Write out, word for word, every line from the first one through the line that holds "plt.rcParams['axes.unicode_minus'] = False", and nothing else; skip the pictures.

## begin RECORDS

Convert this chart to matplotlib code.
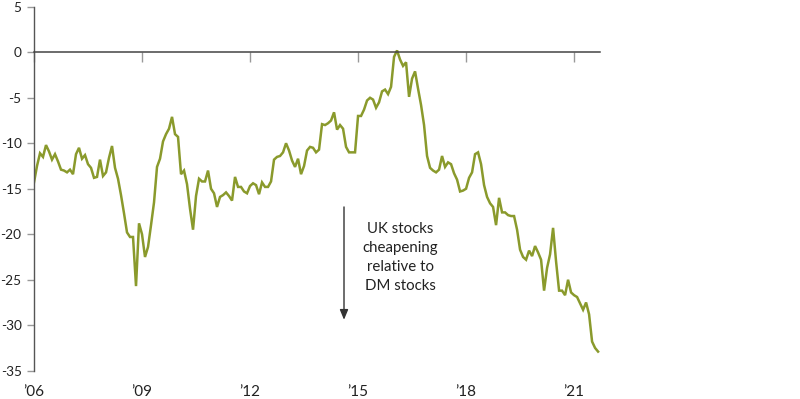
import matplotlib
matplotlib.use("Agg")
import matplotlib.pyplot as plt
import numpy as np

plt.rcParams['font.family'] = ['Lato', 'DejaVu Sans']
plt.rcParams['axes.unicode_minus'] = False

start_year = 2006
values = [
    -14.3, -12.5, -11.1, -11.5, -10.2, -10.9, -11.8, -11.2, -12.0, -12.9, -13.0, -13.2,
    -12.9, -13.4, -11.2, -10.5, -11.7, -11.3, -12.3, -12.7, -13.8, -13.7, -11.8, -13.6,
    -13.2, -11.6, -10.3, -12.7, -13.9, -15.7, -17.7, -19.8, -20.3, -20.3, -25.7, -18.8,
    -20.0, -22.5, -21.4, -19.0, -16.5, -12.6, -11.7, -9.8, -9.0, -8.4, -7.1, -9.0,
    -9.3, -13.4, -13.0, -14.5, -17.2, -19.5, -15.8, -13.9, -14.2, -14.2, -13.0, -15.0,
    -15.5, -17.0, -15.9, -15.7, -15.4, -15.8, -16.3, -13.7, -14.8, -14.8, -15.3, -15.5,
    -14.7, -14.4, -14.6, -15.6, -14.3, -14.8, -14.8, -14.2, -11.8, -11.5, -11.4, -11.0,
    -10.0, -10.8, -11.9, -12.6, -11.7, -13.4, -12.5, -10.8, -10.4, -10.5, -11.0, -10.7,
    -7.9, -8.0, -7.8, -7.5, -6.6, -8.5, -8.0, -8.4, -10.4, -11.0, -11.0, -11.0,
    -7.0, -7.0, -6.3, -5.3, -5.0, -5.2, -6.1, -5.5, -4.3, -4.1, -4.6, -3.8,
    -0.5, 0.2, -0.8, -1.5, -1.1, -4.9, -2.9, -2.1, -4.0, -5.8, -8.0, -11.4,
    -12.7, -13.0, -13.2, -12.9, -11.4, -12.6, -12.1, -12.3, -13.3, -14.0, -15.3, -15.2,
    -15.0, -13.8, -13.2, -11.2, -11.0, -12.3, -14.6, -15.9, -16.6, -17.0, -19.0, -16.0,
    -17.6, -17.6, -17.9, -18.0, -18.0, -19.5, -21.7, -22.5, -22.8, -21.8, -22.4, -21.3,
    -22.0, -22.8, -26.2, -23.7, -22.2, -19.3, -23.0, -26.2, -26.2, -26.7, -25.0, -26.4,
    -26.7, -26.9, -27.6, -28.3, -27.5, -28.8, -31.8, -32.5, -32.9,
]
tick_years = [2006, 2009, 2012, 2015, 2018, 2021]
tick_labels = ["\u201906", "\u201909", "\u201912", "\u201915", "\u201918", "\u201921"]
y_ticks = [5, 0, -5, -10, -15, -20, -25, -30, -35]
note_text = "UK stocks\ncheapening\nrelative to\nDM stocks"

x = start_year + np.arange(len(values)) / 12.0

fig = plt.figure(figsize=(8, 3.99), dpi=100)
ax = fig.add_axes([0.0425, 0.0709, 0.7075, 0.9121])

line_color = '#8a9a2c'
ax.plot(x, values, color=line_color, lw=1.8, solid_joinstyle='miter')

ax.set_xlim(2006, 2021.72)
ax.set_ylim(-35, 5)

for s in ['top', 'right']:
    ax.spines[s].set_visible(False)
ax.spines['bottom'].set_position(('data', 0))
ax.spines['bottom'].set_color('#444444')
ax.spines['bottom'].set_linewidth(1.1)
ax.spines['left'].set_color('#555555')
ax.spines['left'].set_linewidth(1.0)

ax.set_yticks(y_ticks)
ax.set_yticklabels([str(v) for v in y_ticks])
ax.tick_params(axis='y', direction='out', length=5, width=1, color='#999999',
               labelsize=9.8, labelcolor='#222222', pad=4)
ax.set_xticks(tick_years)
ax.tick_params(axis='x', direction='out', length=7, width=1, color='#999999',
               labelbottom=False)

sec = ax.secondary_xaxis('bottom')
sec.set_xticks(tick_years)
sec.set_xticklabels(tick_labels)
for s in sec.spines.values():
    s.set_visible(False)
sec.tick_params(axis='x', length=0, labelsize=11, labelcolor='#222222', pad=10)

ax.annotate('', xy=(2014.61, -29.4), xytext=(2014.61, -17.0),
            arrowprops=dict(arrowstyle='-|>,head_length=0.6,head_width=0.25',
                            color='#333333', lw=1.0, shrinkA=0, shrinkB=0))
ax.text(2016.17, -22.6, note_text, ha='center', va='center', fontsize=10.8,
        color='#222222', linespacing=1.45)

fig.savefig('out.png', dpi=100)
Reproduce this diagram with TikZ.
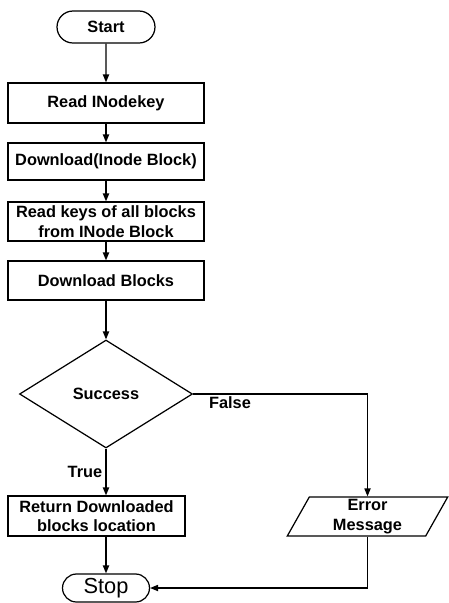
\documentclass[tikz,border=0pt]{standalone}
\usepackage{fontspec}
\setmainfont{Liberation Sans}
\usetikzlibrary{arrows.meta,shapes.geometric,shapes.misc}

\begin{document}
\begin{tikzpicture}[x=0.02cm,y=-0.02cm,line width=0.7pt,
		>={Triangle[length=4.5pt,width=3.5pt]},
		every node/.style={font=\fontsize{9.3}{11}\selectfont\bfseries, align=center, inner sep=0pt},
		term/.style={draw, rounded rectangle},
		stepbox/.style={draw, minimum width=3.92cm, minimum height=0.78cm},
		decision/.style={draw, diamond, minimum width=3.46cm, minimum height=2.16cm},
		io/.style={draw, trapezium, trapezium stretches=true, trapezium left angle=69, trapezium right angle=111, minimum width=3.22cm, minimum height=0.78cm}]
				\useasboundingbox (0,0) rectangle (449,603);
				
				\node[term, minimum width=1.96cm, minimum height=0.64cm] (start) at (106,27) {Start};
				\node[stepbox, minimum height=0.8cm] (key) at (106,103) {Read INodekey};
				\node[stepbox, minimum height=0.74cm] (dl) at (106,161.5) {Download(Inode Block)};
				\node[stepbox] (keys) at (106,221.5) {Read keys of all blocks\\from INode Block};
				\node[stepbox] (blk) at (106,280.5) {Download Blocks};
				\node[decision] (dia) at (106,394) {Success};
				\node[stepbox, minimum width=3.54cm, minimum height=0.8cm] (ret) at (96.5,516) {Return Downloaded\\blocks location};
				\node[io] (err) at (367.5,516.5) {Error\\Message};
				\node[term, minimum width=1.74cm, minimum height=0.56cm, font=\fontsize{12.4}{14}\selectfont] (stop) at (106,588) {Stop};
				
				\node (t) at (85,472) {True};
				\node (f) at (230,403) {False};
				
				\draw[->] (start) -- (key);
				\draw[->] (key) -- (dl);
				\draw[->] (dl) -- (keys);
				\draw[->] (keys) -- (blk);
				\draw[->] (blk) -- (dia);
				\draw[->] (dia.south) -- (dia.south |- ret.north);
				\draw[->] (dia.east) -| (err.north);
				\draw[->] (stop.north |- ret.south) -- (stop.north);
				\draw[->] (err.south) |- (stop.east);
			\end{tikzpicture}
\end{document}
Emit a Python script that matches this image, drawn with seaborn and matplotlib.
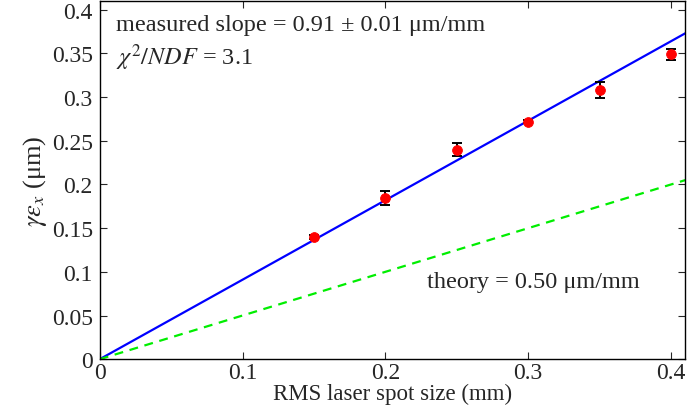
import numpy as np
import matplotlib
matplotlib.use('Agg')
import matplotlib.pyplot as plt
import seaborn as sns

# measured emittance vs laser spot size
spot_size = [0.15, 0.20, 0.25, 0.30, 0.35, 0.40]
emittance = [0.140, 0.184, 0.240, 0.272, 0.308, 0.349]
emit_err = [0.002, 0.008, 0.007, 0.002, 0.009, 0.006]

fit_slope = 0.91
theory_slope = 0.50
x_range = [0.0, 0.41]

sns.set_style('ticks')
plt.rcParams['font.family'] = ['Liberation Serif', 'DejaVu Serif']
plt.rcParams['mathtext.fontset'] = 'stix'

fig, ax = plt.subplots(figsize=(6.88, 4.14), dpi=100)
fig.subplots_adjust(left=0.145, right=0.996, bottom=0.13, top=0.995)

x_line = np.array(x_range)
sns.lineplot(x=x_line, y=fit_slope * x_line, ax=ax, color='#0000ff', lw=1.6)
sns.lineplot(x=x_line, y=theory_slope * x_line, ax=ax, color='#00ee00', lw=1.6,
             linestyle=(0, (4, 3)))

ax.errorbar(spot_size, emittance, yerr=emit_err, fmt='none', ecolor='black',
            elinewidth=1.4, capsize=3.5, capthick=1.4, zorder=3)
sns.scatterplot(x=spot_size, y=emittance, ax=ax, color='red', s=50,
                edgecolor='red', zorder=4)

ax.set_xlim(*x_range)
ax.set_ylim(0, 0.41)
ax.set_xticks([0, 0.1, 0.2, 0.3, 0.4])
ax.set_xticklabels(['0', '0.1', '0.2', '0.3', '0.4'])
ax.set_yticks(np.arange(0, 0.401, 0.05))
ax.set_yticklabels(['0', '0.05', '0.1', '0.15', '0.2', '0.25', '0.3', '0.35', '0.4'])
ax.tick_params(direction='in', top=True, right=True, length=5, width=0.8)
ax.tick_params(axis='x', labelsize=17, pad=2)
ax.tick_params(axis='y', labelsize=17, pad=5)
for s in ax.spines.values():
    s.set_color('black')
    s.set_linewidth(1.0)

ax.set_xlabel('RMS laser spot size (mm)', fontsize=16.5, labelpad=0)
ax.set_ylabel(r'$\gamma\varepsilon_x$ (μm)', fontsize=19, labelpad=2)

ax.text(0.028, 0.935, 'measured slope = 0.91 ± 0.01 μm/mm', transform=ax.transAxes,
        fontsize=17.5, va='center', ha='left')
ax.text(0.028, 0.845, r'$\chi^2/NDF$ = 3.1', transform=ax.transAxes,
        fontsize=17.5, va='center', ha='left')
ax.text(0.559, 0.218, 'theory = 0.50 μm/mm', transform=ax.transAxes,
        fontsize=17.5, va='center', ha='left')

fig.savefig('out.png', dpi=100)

## end RECORDS

→ **SOLUTION BELOW**:
Convert this chart to matplotlib code.
import matplotlib
matplotlib.use("Agg")
import matplotlib.pyplot as plt
import numpy as np

plt.rcParams['font.family'] = ['Lato', 'DejaVu Sans']
plt.rcParams['axes.unicode_minus'] = False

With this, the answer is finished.